• LISTING:

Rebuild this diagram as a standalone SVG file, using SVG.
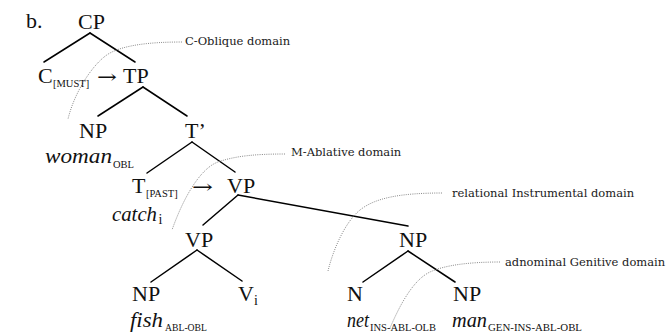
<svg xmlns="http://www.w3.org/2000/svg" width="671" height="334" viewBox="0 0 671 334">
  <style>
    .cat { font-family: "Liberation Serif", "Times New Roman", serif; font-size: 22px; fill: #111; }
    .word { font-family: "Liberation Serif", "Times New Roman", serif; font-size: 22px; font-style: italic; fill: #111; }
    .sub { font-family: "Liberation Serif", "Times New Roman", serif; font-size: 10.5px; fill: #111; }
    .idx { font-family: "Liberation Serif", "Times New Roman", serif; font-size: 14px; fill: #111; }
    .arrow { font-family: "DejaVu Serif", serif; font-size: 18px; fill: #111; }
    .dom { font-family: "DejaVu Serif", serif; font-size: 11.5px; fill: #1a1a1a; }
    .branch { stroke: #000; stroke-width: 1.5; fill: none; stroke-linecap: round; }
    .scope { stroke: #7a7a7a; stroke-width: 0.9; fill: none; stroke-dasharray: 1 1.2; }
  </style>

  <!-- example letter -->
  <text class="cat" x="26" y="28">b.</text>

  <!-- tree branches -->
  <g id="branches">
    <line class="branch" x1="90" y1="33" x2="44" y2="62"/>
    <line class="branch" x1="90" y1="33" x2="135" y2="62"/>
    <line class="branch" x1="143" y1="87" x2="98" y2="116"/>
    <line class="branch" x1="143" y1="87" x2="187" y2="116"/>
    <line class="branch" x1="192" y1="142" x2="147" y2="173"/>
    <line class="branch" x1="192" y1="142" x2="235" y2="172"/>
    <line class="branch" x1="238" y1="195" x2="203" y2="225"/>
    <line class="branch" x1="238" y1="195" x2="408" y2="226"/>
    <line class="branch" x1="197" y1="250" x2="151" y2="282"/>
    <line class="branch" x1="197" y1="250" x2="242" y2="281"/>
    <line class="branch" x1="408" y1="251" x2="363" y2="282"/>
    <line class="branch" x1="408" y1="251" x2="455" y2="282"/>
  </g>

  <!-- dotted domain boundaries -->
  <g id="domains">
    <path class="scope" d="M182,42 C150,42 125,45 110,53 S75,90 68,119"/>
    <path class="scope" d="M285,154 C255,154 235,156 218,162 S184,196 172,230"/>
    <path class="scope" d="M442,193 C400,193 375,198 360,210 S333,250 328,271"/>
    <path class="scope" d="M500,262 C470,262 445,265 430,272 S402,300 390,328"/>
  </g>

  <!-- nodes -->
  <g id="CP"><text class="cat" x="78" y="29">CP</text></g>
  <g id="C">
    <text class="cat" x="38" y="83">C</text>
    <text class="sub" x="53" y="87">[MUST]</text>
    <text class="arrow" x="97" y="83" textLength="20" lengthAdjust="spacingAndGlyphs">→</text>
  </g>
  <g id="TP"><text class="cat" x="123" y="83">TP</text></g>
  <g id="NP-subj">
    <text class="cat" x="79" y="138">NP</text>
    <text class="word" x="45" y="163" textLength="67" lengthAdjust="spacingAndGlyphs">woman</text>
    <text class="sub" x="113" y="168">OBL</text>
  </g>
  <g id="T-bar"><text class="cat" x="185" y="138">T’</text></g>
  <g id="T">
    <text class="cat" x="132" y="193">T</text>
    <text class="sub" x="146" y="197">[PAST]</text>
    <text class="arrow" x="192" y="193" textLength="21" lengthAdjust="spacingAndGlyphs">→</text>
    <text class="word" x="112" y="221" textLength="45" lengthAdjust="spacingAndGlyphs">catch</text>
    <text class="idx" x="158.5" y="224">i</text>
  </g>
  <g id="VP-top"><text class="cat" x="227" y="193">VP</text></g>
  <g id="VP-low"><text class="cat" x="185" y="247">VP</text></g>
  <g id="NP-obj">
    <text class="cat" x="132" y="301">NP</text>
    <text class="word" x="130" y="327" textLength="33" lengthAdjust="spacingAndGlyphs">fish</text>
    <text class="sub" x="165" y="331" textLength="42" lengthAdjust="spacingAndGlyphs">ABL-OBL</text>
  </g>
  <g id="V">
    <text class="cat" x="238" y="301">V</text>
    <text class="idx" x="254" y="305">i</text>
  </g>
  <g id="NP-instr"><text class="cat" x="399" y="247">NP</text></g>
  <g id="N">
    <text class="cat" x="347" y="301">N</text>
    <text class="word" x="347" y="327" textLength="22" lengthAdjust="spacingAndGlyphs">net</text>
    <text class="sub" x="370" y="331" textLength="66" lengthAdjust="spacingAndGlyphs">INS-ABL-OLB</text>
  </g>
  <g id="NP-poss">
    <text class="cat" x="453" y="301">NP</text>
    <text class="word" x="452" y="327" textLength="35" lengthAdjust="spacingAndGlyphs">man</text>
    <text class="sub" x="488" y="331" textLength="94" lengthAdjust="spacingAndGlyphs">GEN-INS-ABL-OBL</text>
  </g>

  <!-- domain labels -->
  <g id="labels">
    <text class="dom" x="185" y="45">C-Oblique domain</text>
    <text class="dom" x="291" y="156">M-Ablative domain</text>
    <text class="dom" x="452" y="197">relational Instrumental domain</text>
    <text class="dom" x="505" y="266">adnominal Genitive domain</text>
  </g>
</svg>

--

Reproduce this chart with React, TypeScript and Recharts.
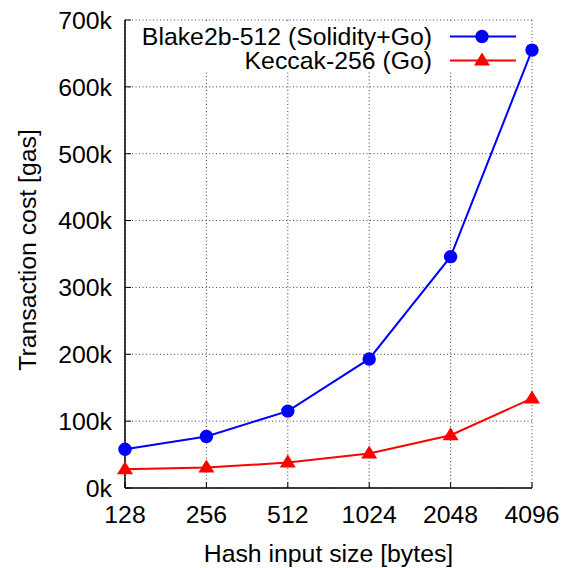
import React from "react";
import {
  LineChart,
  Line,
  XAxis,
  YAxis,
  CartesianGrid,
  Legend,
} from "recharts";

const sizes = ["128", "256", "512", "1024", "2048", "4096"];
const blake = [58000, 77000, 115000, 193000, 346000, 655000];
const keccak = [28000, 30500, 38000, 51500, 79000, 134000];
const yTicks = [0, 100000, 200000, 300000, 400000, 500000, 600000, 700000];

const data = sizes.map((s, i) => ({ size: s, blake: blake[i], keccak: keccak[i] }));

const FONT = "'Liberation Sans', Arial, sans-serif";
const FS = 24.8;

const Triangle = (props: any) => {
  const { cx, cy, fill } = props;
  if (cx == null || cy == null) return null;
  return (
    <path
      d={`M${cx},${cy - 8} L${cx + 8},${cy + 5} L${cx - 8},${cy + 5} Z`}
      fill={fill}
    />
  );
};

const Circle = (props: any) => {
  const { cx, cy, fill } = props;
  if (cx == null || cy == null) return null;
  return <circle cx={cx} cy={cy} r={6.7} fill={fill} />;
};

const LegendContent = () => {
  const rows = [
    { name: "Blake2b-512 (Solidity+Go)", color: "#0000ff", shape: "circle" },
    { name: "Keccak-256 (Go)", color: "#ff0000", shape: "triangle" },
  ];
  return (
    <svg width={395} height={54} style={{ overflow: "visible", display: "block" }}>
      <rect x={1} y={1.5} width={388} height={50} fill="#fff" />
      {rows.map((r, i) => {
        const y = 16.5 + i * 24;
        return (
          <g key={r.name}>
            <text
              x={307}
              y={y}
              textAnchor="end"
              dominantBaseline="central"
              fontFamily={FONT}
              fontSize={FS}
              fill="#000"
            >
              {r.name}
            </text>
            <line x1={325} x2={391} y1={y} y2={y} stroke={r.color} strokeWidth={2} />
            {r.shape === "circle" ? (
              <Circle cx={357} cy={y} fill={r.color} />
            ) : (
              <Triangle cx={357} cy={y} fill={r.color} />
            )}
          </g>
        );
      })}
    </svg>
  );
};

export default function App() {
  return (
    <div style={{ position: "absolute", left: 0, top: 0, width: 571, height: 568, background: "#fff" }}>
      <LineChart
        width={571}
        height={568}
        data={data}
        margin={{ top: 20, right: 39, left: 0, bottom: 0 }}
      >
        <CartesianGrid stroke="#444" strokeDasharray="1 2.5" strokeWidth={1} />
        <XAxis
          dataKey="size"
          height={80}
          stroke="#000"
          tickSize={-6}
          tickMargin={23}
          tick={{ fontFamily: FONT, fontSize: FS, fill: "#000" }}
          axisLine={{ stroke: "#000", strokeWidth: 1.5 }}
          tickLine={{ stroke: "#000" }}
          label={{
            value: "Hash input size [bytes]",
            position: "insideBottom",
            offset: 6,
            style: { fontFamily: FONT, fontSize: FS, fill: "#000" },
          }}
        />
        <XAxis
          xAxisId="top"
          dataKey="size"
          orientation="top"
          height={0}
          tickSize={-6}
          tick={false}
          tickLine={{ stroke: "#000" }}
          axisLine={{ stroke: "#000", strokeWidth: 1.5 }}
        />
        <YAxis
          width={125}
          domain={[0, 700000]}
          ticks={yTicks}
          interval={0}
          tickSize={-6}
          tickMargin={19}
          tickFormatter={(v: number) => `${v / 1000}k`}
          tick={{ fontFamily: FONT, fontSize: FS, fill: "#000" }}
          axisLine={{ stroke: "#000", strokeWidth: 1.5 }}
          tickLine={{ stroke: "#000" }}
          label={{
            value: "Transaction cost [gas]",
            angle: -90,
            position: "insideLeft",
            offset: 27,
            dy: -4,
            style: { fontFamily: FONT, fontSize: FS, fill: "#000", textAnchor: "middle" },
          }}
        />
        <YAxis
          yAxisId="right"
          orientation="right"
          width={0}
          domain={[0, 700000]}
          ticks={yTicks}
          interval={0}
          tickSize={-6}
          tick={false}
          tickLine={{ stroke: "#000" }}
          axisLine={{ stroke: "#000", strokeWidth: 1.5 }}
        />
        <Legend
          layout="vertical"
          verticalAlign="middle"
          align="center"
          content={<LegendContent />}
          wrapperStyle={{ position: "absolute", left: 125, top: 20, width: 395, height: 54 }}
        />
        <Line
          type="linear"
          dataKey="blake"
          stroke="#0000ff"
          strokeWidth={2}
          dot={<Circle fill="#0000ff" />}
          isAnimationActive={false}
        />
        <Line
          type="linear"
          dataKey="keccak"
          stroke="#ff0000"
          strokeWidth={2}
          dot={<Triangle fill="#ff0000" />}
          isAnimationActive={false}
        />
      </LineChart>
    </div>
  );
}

• GIVEN REQUEST: From the line containing "Reproduce this chart" to the line containing "const FS = 24.8;", both lines included, give the text again exactly, without any pictures.

• TASK OUTPUT:
Reproduce this chart with React, TypeScript and Recharts.
import React from "react";
import {
  LineChart,
  Line,
  XAxis,
  YAxis,
  CartesianGrid,
  Legend,
} from "recharts";

const sizes = ["128", "256", "512", "1024", "2048", "4096"];
const blake = [58000, 77000, 115000, 193000, 346000, 655000];
const keccak = [28000, 30500, 38000, 51500, 79000, 134000];
const yTicks = [0, 100000, 200000, 300000, 400000, 500000, 600000, 700000];

const data = sizes.map((s, i) => ({ size: s, blake: blake[i], keccak: keccak[i] }));

const FONT = "'Liberation Sans', Arial, sans-serif";
const FS = 24.8;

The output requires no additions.